What is asked ::
Beginning with the line that contains "Write the matplotlib code for this chart.", retype the entries below exactly, ending with the line that contains "from matplotlib.patches import Rectangle". Leave out any pictures.

[Items listed in a dataset]

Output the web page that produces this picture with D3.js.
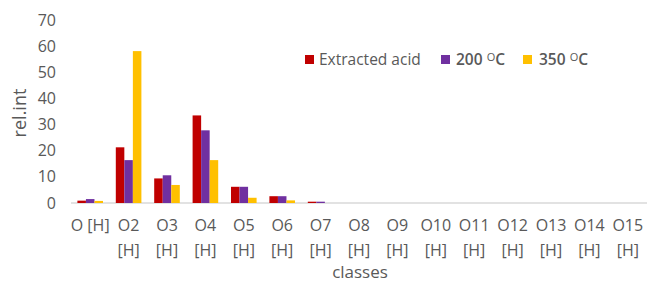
<!DOCTYPE html>
<html><head><meta charset="utf-8">
<script src="https://cdn.jsdelivr.net/npm/d3@7"></script>
<style>body{margin:0;background:#fff}svg{display:block}text{font-family:"Open Sans",sans-serif;fill:#595959}</style>
</head><body><svg id="c" width="648" height="287"></svg>
<script>
const categories = ["O [H]","O2 [H]","O3 [H]","O4 [H]","O5 [H]","O6 [H]","O7 [H]","O8 [H]","O9 [H]","O10 [H]","O11 [H]","O12 [H]","O13 [H]","O14 [H]","O15 [H]"];
const seriesNames = ["Extracted acid","200 \u1D3C C","350 \u1D3C C"];
const extractedAcid = [0.9,21.3,9.4,33.5,6.2,2.6,0.5,0,0,0,0,0,0,0,0];
const t200 = [1.5,16.4,10.6,27.8,6.2,2.6,0.5,0,0,0,0,0,0,0,0];
const t350 = [0.8,58.1,6.9,16.4,2.0,1.0,0,0,0,0,0,0,0,0,0];
const yTicks = [0,10,20,30,40,50,60,70];
const colors = ["#C00000","#7030A0","#FFC000"];

const svg = d3.select("#c");
const series = [extractedAcid,t200,t350];
const x = d3.scaleBand().domain(categories).range([71,647]).paddingInner(0).paddingOuter(0);
const x1 = d3.scaleBand().domain([0,1,2]).range([0,x.bandwidth()]).paddingOuter(0.75).paddingInner(0);
const y = d3.scaleLinear().domain([0,70]).range([203,20]);

// y tick labels
svg.append("g").selectAll("text").data(yTicks).join("text")
  .attr("x",56).attr("y",d=>y(d)).attr("dy","0.35em").attr("text-anchor","end")
  .style("font-size","16px").text(d=>d);

// axis line
svg.append("line").attr("x1",71).attr("x2",647).attr("y1",y(0)).attr("y2",y(0))
  .attr("stroke","#d9d9d9").attr("stroke-width",1.5);

// bars
const g = svg.append("g");
categories.forEach((c,i)=>{
  series.forEach((s,j)=>{
    if(s[i]<=0) return;
    g.append("rect").attr("x",x(c)+x1(j)).attr("width",x1.bandwidth())
      .attr("y",y(s[i])).attr("height",y(0)-y(s[i])).attr("fill",colors[j]);
  });
});

// category labels
const cl = svg.append("g");
categories.forEach(c=>{
  const cx = x(c)+x.bandwidth()/2;
  const parts = c==="O [H]" ? [c] : c.split(" ");
  parts.forEach((p,k)=>{
    cl.append("text").attr("x",cx).attr("y",231+k*25).attr("text-anchor","middle")
      .style("font-size","16px").text(p);
  });
});

// axis titles
svg.append("text").attr("transform","translate(26,113) rotate(-90)").attr("text-anchor","middle")
  .style("font-size","18px").text("rel.int");
svg.append("text").attr("x",360).attr("y",278).attr("text-anchor","middle")
  .style("font-size","17px").text("classes");

// legend
const leg = [{x:305,tx:319},{x:441,tx:456},{x:523,tx:539}];
leg.forEach((l,j)=>{
  svg.append("rect").attr("x",l.x).attr("y",55).attr("width",9).attr("height",9).attr("fill",colors[j]);
  const t = svg.append("text").attr("x",l.tx).attr("y",65).style("font-size","15.5px");
  if(j===0){ t.text("Extracted acid"); }
  else {
    t.style("font-weight","600");
    t.append("tspan").text(j===1?"200 ":"350 ");
    t.append("tspan").attr("dy","-4").style("font-size","11px").style("font-weight","normal").text("O");
    t.append("tspan").attr("dy","4").text("C");
  }
});
</script></body></html>
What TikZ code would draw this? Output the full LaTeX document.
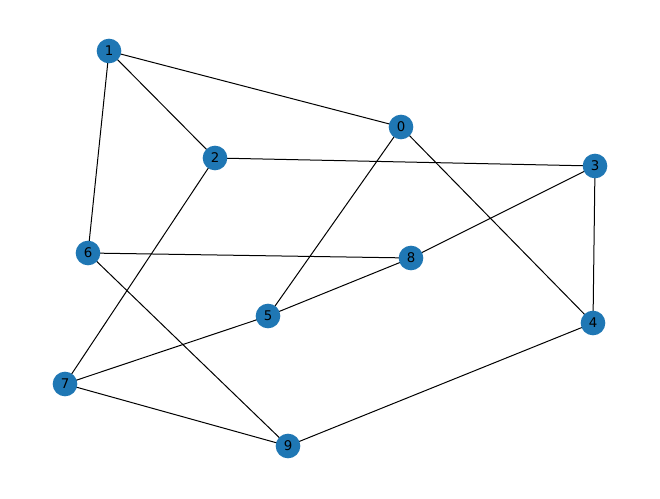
\documentclass[tikz,border=0pt]{standalone}
\usepackage{fontspec}
\setmainfont{DejaVu Sans}
\usetikzlibrary{backgrounds}
\definecolor{nodeblue}{HTML}{1F77B4}

\begin{document}
\begin{tikzpicture}
  [x=0.75pt, y=-0.75pt,
   vertex/.style={circle, fill=nodeblue, minimum size=18.5pt, inner sep=0pt,
     font=\fontsize{10}{11}\selectfont}]
  \useasboundingbox (0, 0) rectangle (660, 499);
  \node (n0) at (401, 127) [vertex] {0};
  \node (n1) at (109, 51) [vertex] {1};
  \node (n2) at (215, 158) [vertex] {2};
  \node (n3) at (595, 166) [vertex] {3};
  \node (n4) at (593, 323) [vertex] {4};
  \node (n5) at (268, 316) [vertex] {5};
  \node (n6) at (88, 253) [vertex] {6};
  \node (n7) at (65, 384) [vertex] {7};
  \node (n8) at (411, 258) [vertex] {8};
  \node (n9) at (288, 446) [vertex] {9};
  \begin{pgfonlayer}{background}
    \foreach \a/\b in {1/0, 1/2, 1/6, 0/5, 0/4, 2/3, 2/7, 3/8, 3/4,
                       6/8, 6/9, 5/8, 5/7, 7/9, 9/4}{
      \draw [black, line width=0.75pt] (n\a.center) -- (n\b.center);
    }
  \end{pgfonlayer}
\end{tikzpicture}
\end{document}
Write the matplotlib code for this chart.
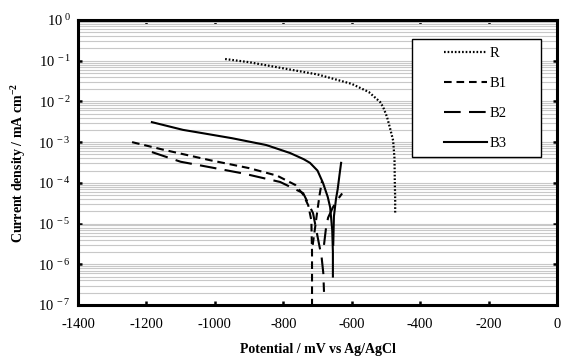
import math
import matplotlib
matplotlib.use("Agg")
import matplotlib.pyplot as plt
from matplotlib.ticker import FixedLocator, FuncFormatter, LogLocator, NullFormatter
from matplotlib.patches import Rectangle

plt.rcParams['font.family'] = ['Liberation Serif', 'DejaVu Serif']
plt.rcParams['mathtext.fontset'] = 'custom'
plt.rcParams['mathtext.rm'] = 'Liberation Serif'
plt.rcParams['mathtext.it'] = 'Liberation Serif:italic'
plt.rcParams['mathtext.bf'] = 'Liberation Serif:bold'
plt.rcParams['lines.scale_dashes'] = False

# ---- data (potential mV vs Ag/AgCl, current density mA cm^-2) ----
R_E = [-970, -900, -800, -700, -600, -550, -517, -508, -497, -488, -479, -475, -474, -473, -473]
R_I = [0.11, 0.092, 0.065, 0.046, 0.027, 0.017, 0.0097, 0.0072, 0.0042, 0.0022, 0.0011, 4e-4, 1e-4, 4e-5, 1.8e-5]

B1_cat_E = [-1242, -1150, -1014, -900, -818, -765, -742, -727, -718, -716, -716]
B1_cat_I = [1e-3, 6.5e-4, 3.6e-4, 2.3e-4, 1.5e-4, 8.9e-5, 5.2e-5, 2.8e-5, 1.2e-5, 2e-6, 1e-7]
B1_an_E = [-714, -707, -701, -694, -687]
B1_an_I = [3e-6, 8e-6, 1.9e-5, 5e-5, 1.1e-4]

B2_cat_E = [-1184, -1100, -1000, -917, -809, -742, -713, -698, -688, -683, -681]
B2_cat_I = [5.7e-4, 3.3e-4, 2.3e-4, 1.7e-4, 1.05e-4, 5.6e-5, 1.8e-5, 4e-6, 1.5e-6, 6e-7, 2.1e-7]
B2_an_E = [-681, -675, -669, -655, -640, -628]
B2_an_I = [3e-6, 8e-6, 1.4e-5, 2.5e-5, 4e-5, 5.5e-5]

B3_cat_E = [-1184, -1093, -1043, -950, -850, -780, -740, -722, -700, -684, -670, -663, -657, -655, -655]
B3_cat_I = [3.1e-3, 2e-3, 1.7e-3, 1.25e-3, 8.5e-4, 5.4e-4, 3.8e-4, 3.1e-4, 2e-4, 1e-4, 4.5e-5, 2.5e-5, 7e-6, 2e-6, 5e-7]
B3_an_E = [-654, -652, -646, -641, -636, -631]
B3_an_I = [3e-6, 1.5e-5, 4e-5, 7e-5, 1.5e-4, 3.1e-4]

x_ticks = [-1400, -1200, -1000, -800, -600, -400, -200, 0]
y_decades = [-7, -6, -5, -4, -3, -2, -1, 0]

fig = plt.figure(figsize=(5.63, 3.61), dpi=100)
ax = fig.add_axes([78/563, 1-305/361, (557-78)/563, 285/361])

ax.set_yscale('log')
ax.set_xlim(-1400, 0)
ax.set_ylim(1e-7, 1)

# gridlines (horizontal only)
ax.yaxis.set_minor_locator(LogLocator(base=10, subs=range(2, 10), numticks=20))
ax.yaxis.set_minor_formatter(NullFormatter())
ax.grid(True, which='both', axis='y', color='#c8c8c8', linewidth=0.8, zorder=0)
ax.set_axisbelow(True)

# curves
ax.plot(R_E, R_I, color='black', linewidth=1.6, dashes=(1.2, 1.4), label='R')
ax.plot(B1_cat_E, B1_cat_I, color='black', linewidth=1.5, dashes=(5.5, 3.5), label='B1')
ax.plot(B1_an_E, B1_an_I, color='black', linewidth=1.5, dashes=(5.5, 3.5))
ax.plot(B2_cat_E, B2_cat_I, color='black', linewidth=1.5, dashes=(12, 6), label='B2')
ax.plot(B2_an_E, B2_an_I, color='black', linewidth=1.5, dashes=(12, 6))
ax.plot(B3_cat_E, B3_cat_I, color='black', linewidth=1.5, label='B3')
ax.plot(B3_an_E, B3_an_I, color='black', linewidth=1.5)

# ticks
ax.xaxis.set_major_locator(FixedLocator(x_ticks))
ax.set_xticklabels([str(v) for v in x_ticks])
ax.yaxis.set_major_locator(FixedLocator([10.0**d for d in y_decades]))
ax.yaxis.set_major_formatter(FuncFormatter(
    lambda v, p: r'$\mathregular{10^{\ %d}}$' % round(math.log10(v))))
ax.tick_params(which='major', direction='in', length=3, width=1.8,
               top=True, right=True, labelsize=10.5)
ax.tick_params(which='minor', length=0)
ax.tick_params(axis='x', pad=9)
ax.tick_params(axis='y', pad=5)
for s in ax.spines.values():
    s.set_linewidth(2.2)

ax.set_xlabel('Potential / mV vs Ag/AgCl', fontsize=10, fontweight='bold', labelpad=9)
ax.set_ylabel(r'Current density / mA cm$^{\mathbf{-2}}$', fontsize=10, fontweight='bold', labelpad=7)

# legend
ax.add_patch(Rectangle((0.697, 0.519), 0.270, 0.414, transform=ax.transAxes,
                       facecolor='white', edgecolor='black', linewidth=1.0, zorder=5))
leg = ax.legend(loc='upper left', bbox_to_anchor=(0.765, 0.905), frameon=False,
                fontsize=10.5, handlelength=2.9, handletextpad=0.2,
                labelspacing=1.15, borderpad=0, borderaxespad=0)
leg.set_zorder(6)

fig.savefig('out.png', dpi=100)
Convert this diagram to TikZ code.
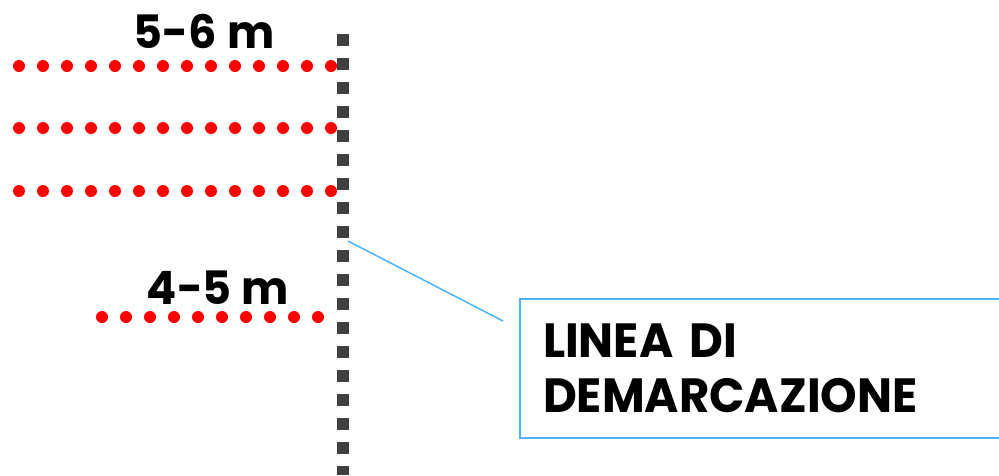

Exercise response ::
Write the matplotlib code for this chart.
import math
import matplotlib
matplotlib.use("Agg")
import matplotlib.pyplot as plt
from matplotlib.ticker import FixedLocator, FuncFormatter, LogLocator, NullFormatter
from matplotlib.patches import Rectangle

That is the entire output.